El príncipe Alberto, Bertie, y Elizabeth Bowes-Lyon, duques de York, eran una pareja muy sencilla. A pesar de pertenecer a la familia real, no vivían en un palacio, sino en una casa sin pretensiones, en el 17 de Bruton Street, en el glamuroso Mayfair, en Londres.
Allí nació su primogénita, la aplomada Isabel II, y le siguió la vivaz Margarita, su polo opuesto. Isabel II fue la nieta mayor del rey Jorge V, famoso porque era furioso con sus hijos. Con la princesita, empero, dio un vuelco total y veía por sus ojos. Los York eran una rareza en el alto mundo británico, los padres eran fríos y severos con sus hijos. Ellos, en cambio, eran todo cariño, diversión y mimos con las princesitas.
Jorge V vivía decepcionado del heredero, David, playboy, rebelde, popular. Vaticinó, asimismo, que abdicaría y quería que todo quedara en manos de Bertie y Lilibet. Así fue. En 1936, David subió al trono como Eduardo VIII, pero al año abdicó tras una infructuosa lucha para que lo dejaran casarse con su amante, Wallis Simpson, a pesar de que era dos veces divorciada, lo que era visto como una aberración.
La más desencajada con el escándalo fue la madre de Isabel II, pues ello significaba que su marido, inseguro y tartamudo, era el nuevo rey, un papel para el que no estaba preparado. Además, ello implicaba el fin de su idílica vida hogareña. Bertie subió como Jorge VI y, a la postre, su reinado fue un éxito. El pueblo amó a la familia real porque compartieron con él los horrores de la Segunda Guerra Mundial, durante la cual Isabel II y Margarita fueron ocultadas en el Castillo de Windsor.

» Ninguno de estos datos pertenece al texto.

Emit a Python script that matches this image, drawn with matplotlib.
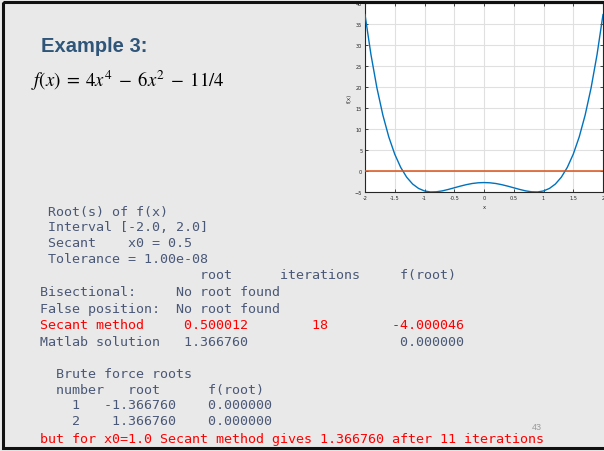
import matplotlib
matplotlib.use('Agg')
import matplotlib.pyplot as plt
from matplotlib.patches import Rectangle

# curve values
x_vals = [-2.0, -1.9, -1.8, -1.7, -1.6, -1.5, -1.4, -1.3, -1.2, -1.1, -1.0,
          -0.9, -0.8, -0.7, -0.6, -0.5, -0.4, -0.3, -0.2, -0.1, 0.0,
          0.1, 0.2, 0.3, 0.4, 0.5, 0.6, 0.7, 0.8, 0.9, 1.0,
          1.1, 1.2, 1.3, 1.4, 1.5, 1.6, 1.7, 1.8, 1.9, 2.0]
f_vals = [37.25, 27.72, 19.80, 13.32, 8.10, 4.00, 0.86, -1.47, -3.10, -4.15, -4.75,
          -4.99, -4.95, -4.73, -4.39, -4.00, -3.61, -3.26, -2.98, -2.81, -2.75,
          -2.81, -2.98, -3.26, -3.61, -4.00, -4.39, -4.73, -4.95, -4.99, -4.75,
          -4.15, -3.10, -1.47, 0.86, 4.00, 8.10, 13.32, 19.80, 27.72, 37.25]
zero_line = [0.0, 0.0]
x_ticks = [-2, -1.5, -1, -0.5, 0, 0.5, 1, 1.5, 2]
x_labels = ['-2', '-1.5', '-1', '-0.5', '0', '0.5', '1', '1.5', '2']
y_ticks = [-5, 0, 5, 10, 15, 20, 25, 30, 35, 40]

title = 'Example 3:'
formula = r'$f(x)\;=\;4x^4\;-\;6x^2\;-\;11/4$'
# console output lines: (text, y of line centre, is red)
out_lines = [
    (' Root(s) of f(x)', 211, False),
    (' Interval [-2.0, 2.0]', 226, False),
    (' Secant    x0 = 0.5', 242, False),
    (' Tolerance = 1.00e-08', 258, False),
    ('                    root      iterations     f(root)', 274, False),
    ('Bisectional:     No root found', 291, False),
    ('False position:  No root found', 308, False),
    ('Secant method     0.500012        18        -4.000046', 324, True),
    ('Matlab solution   1.366760                   0.000000', 341, False),
    ('  Brute force roots', 373, False),
    ('  number   root      f(root)', 389, False),
    ('    1   -1.366760    0.000000', 404, False),
    ('    2    1.366760    0.000000', 420, False),
    ('but for x0=1.0 Secant method gives 1.366760 after 11 iterations', 438, True),
]
page_no = '43'

W, H = 604, 452
fig = plt.figure(figsize=(W / 100, H / 100), dpi=100)
fig.patch.set_facecolor('#e9e9e9')

# inset plot
ax = fig.add_axes([365 / W, 1 - 193 / H, 238 / W, 189 / H])
ax.set_facecolor('white')
ax.plot(x_vals, f_vals, color='#0072bd', lw=1.0, zorder=3)
ax.plot([-2, 2], zero_line, color='#d95319', lw=1.1, zorder=3)
ax.set_xlim(-2, 2)
ax.set_ylim(-5, 40)
ax.set_xticks(x_ticks)
ax.set_xticklabels(x_labels)
ax.set_yticks(y_ticks)
ax.grid(True, color='#e0e0e0', lw=0.8)
ax.set_axisbelow(True)
ax.tick_params(direction='in', length=2, width=0.6, labelsize=3.6, colors='#262626',
               top=True, right=True, pad=2)
for s in ax.spines.values():
    s.set_color('#262626')
    s.set_linewidth(0.8)
ax.set_xlabel('x', fontsize=3.8, labelpad=3, color='#262626')
ax.set_ylabel('f(x)', fontsize=3.8, labelpad=2, color='#262626')

# overlay for slide text and frame
ov = fig.add_axes([0, 0, 1, 1], zorder=5)
ov.set_xlim(0, W)
ov.set_ylim(H, 0)
ov.axis('off')
ov.patch.set_alpha(0)

ov.text(41, 47, title, fontsize=14.5, fontweight='bold', color='#2f5679',
        family='Liberation Sans', va='center', ha='left')
ov.text(31, 81, formula, fontsize=13.5, color='black', va='center', ha='left',
        math_fontfamily='stix')

for txt, yc, red in out_lines:
    ov.text(40, yc + 5, txt, family='DejaVu Sans Mono', fontsize=9.62,
            color='#ff0000' if red else '#4a5877', va='baseline', ha='left')

ov.text(537, 428, page_no, fontsize=6.5, color='#9a9a9a', ha='center', va='center',
        family='Liberation Sans')

ov.add_patch(Rectangle((3, 3), 620, 445.5, fill=False, ec='#111111', lw=2.2))

fig.savefig('out.png', dpi=100, facecolor=fig.get_facecolor())
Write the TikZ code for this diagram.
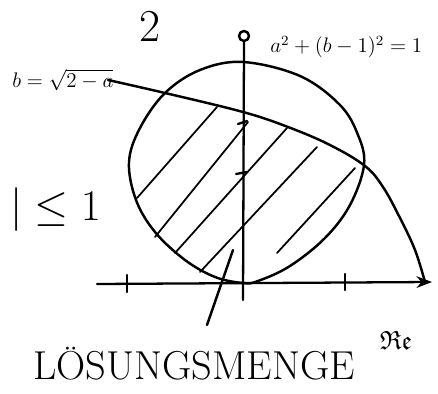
\documentclass[tikz,border=0pt]{standalone}
\usepackage{amsmath}
\usepackage{amssymb}
\usetikzlibrary{arrows.meta, positioning, calc}

\begin{document}
\begin{tikzpicture}[
    x=0.02cm, y=-0.02cm,
    >=Stealth,
    pen/.style={line width=1.4pt, line join=round, line cap=round},
    axis/.style={pen, line width=1.3pt},
    hatch/.style={line width=1pt, line cap=round},
    lbl/.style={inner sep=0pt, font=\fontsize{12}{14}\selectfont},
]
\useasboundingbox (0,0) rectangle (438,394);
% === Axes ===
\draw[axis, ->] (97,284) -- (432,282);
\draw[axis] (244,42) -- (243,300);
\draw[pen] (244,36) circle [radius=5];
\draw[axis] (127,275) -- (127,292);
\draw[axis] (345,274) -- (345,290);
\draw[axis] (238,124) -- (247,121);
\draw[axis] (236,174) -- (247,172);
% === Circle a^2+(b-1)^2=1 ===
\draw[pen] plot[smooth cycle, tension=0.6] coordinates {
    (243,62) (300,76) (340,105) (358,135) (364,165) (350,205) (325,238)
    (290,266) (258,281) (243,283) (215,277) (185,260) (155,232) (136,200)
    (129,162) (140,128) (165,93) (200,70)};
% === Curve b = sqrt(2-a) ===
\draw[pen] plot[smooth, tension=0.6] coordinates {
    (108,80) (165,93) (243,112) (288,127) (330,145) (365,166)
    (383,187) (400,218) (415,250) (425,282)};
% === Hatching ===
\draw[hatch] (137,198) -- (217,107);
\draw[hatch] (155,237) -- (248,122);
\draw[hatch] (175,253) -- (287,128);
\draw[hatch] (200,272) -- (317,147);
\draw[hatch] (277,253) -- (355,168);
% === Labels ===
\node[lbl, font=\fontsize{26}{28}\selectfont] (imlbl) at (150,26) {2};
\node[lbl, anchor=west] (circeq) at (270,47) {$a^2+(b-1)^2=1$};
\node[lbl, anchor=west, font=\fontsize{13}{15}\selectfont] (curveq) at (12,80) {$b=\sqrt{2-a}$};
\node[lbl, anchor=west, font=\fontsize{24}{26}\selectfont] (bound) at (10,210) {$|\le 1$};
\node[lbl, font=\fontsize{23}{25}\selectfont] (solset) at (194,364) {LÖSUNGSMENGE};
\node[lbl, font=\fontsize{15}{17}\selectfont] (relbl) at (396,340) {$\mathfrak{Re}$};
\coordinate (ptrtop) at (233,250);
\coordinate (ptrend) at (207,325);
\draw[pen] (ptrtop) -- (ptrend);
\end{tikzpicture}
\end{document}
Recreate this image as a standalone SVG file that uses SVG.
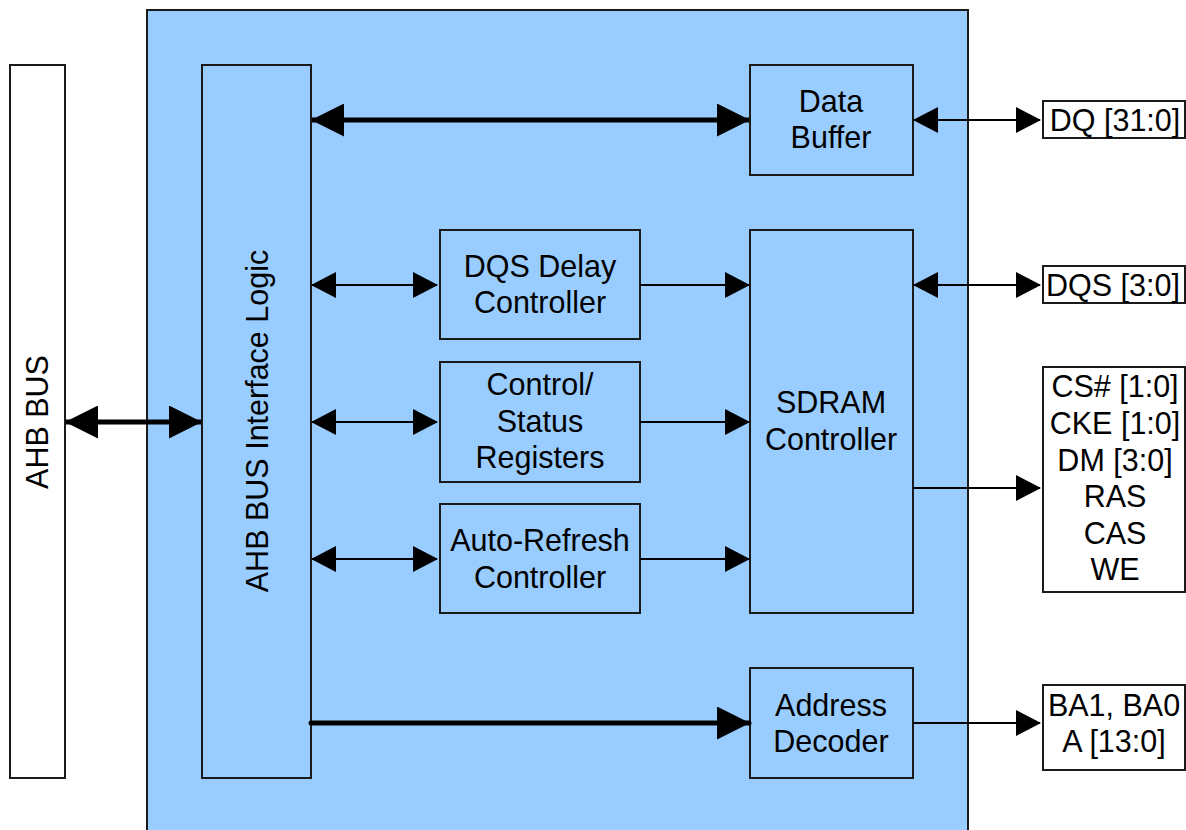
<svg xmlns="http://www.w3.org/2000/svg" width="1186" height="830" viewBox="0 0 1186 830">
<style>
.blk{fill:#99CCFF;stroke:#1a1a1a;stroke-width:2}
.wht{fill:#ffffff;stroke:#1a1a1a;stroke-width:2}
.t{font-family:"Liberation Sans",Arial,sans-serif;font-size:30.5px;fill:#000;text-anchor:middle}
.thin{stroke:#000;stroke-width:2;fill:none}
.thick{stroke:#000;stroke-width:5;fill:none}
</style>
<defs>
<marker id="ah" markerUnits="userSpaceOnUse" markerWidth="25" markerHeight="26" viewBox="0 0 25 26" refX="24" refY="13" orient="auto-start-reverse"><path d="M0,0 L25,13 L0,26 z" fill="#000"/></marker>
<marker id="AH" markerUnits="userSpaceOnUse" markerWidth="33" markerHeight="33" viewBox="0 0 33 33" refX="32" refY="16.5" orient="auto-start-reverse"><path d="M0,0 L33,16.5 L0,33 z" fill="#000"/></marker>
</defs>
<rect width="1186" height="830" fill="#fff"/>
<g id="ahb-bus"><rect class="wht" x="10" y="65" width="55" height="713"/><text class="t" transform="translate(48,422) rotate(-90)">AHB BUS</text></g>
<g id="main"><rect class="blk" x="147" y="10" width="821" height="830"/></g>
<g id="interface"><rect class="blk" x="202" y="65" width="109" height="713"/><text class="t" transform="translate(268,421) rotate(-90)">AHB BUS Interface Logic</text></g>
<g id="data-buffer"><rect class="blk" x="750" y="65" width="163" height="110"/><text class="t" x="831" y="112">Data</text><text class="t" x="831" y="148">Buffer</text></g>
<g id="dqs-delay"><rect class="blk" x="440" y="230" width="200" height="109"/><text class="t" x="540" y="277">DQS Delay</text><text class="t" x="540" y="313">Controller</text></g>
<g id="ctrl-status"><rect class="blk" x="440" y="362" width="200" height="120"/><text class="t" x="540" y="395">Control/</text><text class="t" x="540" y="432">Status</text><text class="t" x="540" y="468">Registers</text></g>
<g id="auto-refresh"><rect class="blk" x="440" y="504" width="200" height="109"/><text class="t" x="540" y="551">Auto-Refresh</text><text class="t" x="540" y="588">Controller</text></g>
<g id="sdram"><rect class="blk" x="750" y="230" width="163" height="383"/><text class="t" x="831" y="413">SDRAM</text><text class="t" x="831" y="450">Controller</text></g>
<g id="addr-dec"><rect class="blk" x="750" y="668" width="163" height="110"/><text class="t" x="831" y="716">Address</text><text class="t" x="831" y="752">Decoder</text></g>
<g id="dq"><rect class="wht" x="1043" y="101" width="142" height="37"/><text class="t" x="1115" y="131">DQ [31:0]</text></g>
<g id="dqs"><rect class="wht" x="1043" y="266" width="142" height="37"/><text class="t" x="1113" y="296">DQS [3:0]</text></g>
<g id="ctrl-sig"><rect class="wht" x="1043" y="367" width="142" height="225"/><text class="t" x="1115" y="397">CS# [1:0]</text><text class="t" x="1115" y="434">CKE [1:0]</text><text class="t" x="1115" y="471">DM [3:0]</text><text class="t" x="1115" y="507">RAS</text><text class="t" x="1115" y="544">CAS</text><text class="t" x="1115" y="580">WE</text></g>
<g id="addr-sig"><rect class="wht" x="1043" y="685" width="142" height="85"/><text class="t" x="1114" y="716">BA1, BA0</text><text class="t" x="1114" y="752">A [13:0]</text></g>
<g id="connectors">
<line class="thick" x1="66" y1="422" x2="201" y2="422" marker-start="url(#AH)" marker-end="url(#AH)"/>
<line class="thick" x1="312" y1="120" x2="749" y2="120" marker-start="url(#AH)" marker-end="url(#AH)"/>
<line class="thick" x1="311" y1="723" x2="749" y2="723" stroke-linecap="round" marker-end="url(#AH)"/>
<line class="thin" x1="312" y1="285" x2="437" y2="285" marker-start="url(#ah)" marker-end="url(#ah)"/>
<line class="thin" x1="312" y1="422" x2="437" y2="422" marker-start="url(#ah)" marker-end="url(#ah)"/>
<line class="thin" x1="312" y1="559" x2="437" y2="559" marker-start="url(#ah)" marker-end="url(#ah)"/>
<line class="thin" x1="640" y1="285" x2="749" y2="285" marker-end="url(#ah)"/>
<line class="thin" x1="640" y1="422" x2="749" y2="422" marker-end="url(#ah)"/>
<line class="thin" x1="640" y1="559" x2="749" y2="559" marker-end="url(#ah)"/>
<line class="thin" x1="914" y1="120" x2="1040" y2="120" marker-start="url(#ah)" marker-end="url(#ah)"/>
<line class="thin" x1="914" y1="285" x2="1040" y2="285" marker-start="url(#ah)" marker-end="url(#ah)"/>
<line class="thin" x1="913" y1="488" x2="1040" y2="488" marker-end="url(#ah)"/>
<line class="thin" x1="913" y1="723" x2="1040" y2="723" marker-end="url(#ah)"/>
</g>
</svg>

Tras la contienda, se volvió más serio el romance de la nueva heredera con Felipe de Grecia y Dinamarca, quien desbancó al futuro duque de Grafton, un pretendiente que no le disgustaba a la princesa. A la fastuosa boda, el 20 de noviembre de 1947, siguieron los años más felices de Isabel II, inocente de la sorpresa que el destino le tenía preparada.